Three hundred British troops have been completing their final training ahead of a six-month deployment to Mali, like reported by forces.net.
The Task Group, led by the Queen’s Dragoon Guards, will take over from the Light Dragoons and Royal Anglian Regiment on Operation Newcombe.
It’s part of the United Nations’ peacekeeping mission in the west Africa country, MINUSMA (Multidimensional Integrated Stabilization Mission in Mali).
MINUSMA is regarded as the world’s most dangerous peacekeeping mission – more than 240 UN peacekeepers have died in the country.
Those dangers were demonstrated last week after British troops deployed on the mission were fired at for the first time since 2014 while on a patrol in the east of Mali.
The UK soldiers returned fire, killing two individuals that the Ministry of Defence said were members of a ‘terrorist armed group’.
The personnel getting ready to deploy to Mali have been put through their paces at Stanford Training Area in Norfolk, completing their final mission rehearsal exercise.
They will be based 750 miles from the capital Bamako as part of the Long Range Recce Group in the Gao region in the east of the country, providing advance eyes and ears for the UN stabilisation force.

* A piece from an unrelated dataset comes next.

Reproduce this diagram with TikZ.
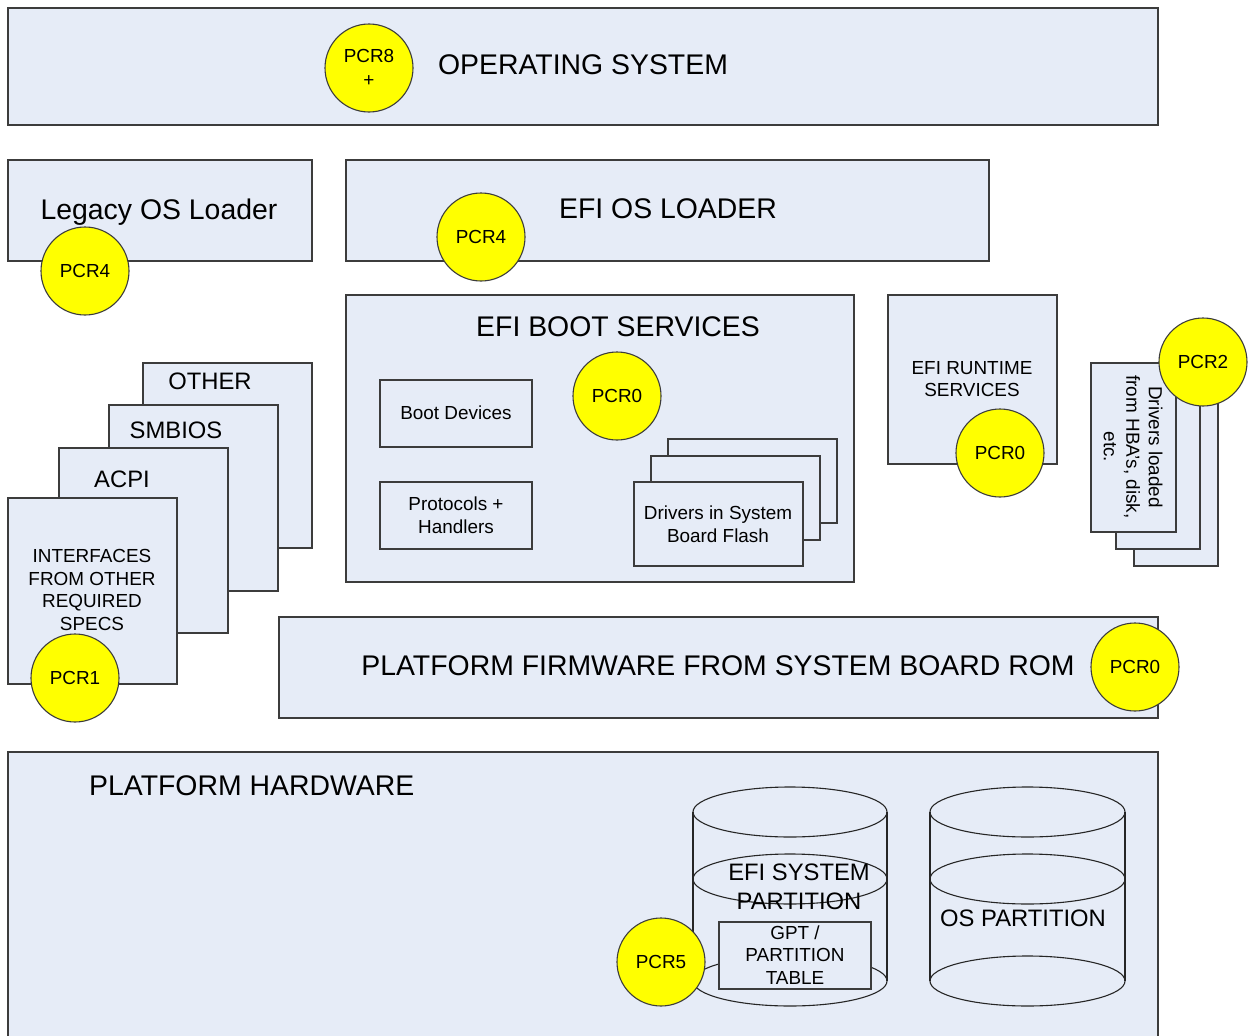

Lieutenant Colonel Hugo Lloyd, Commanding Officer of the Queen’s Dragoon Guards, said: “Its core role is to find and understand what’s going on in an environment by talking to people, by engaging with them and to also, where necessary, to deter threats to security.”
Mali is one of the world’s poorest and most unstable countries.
Forming part of the fragile Sahel region – Mali has come under continuous threat from poverty, climate change and extremism.
It is thought extremists, including the Islamic State of the Greater Sahel (ISGS), are causing severe instability in Mali and across the Sahel region.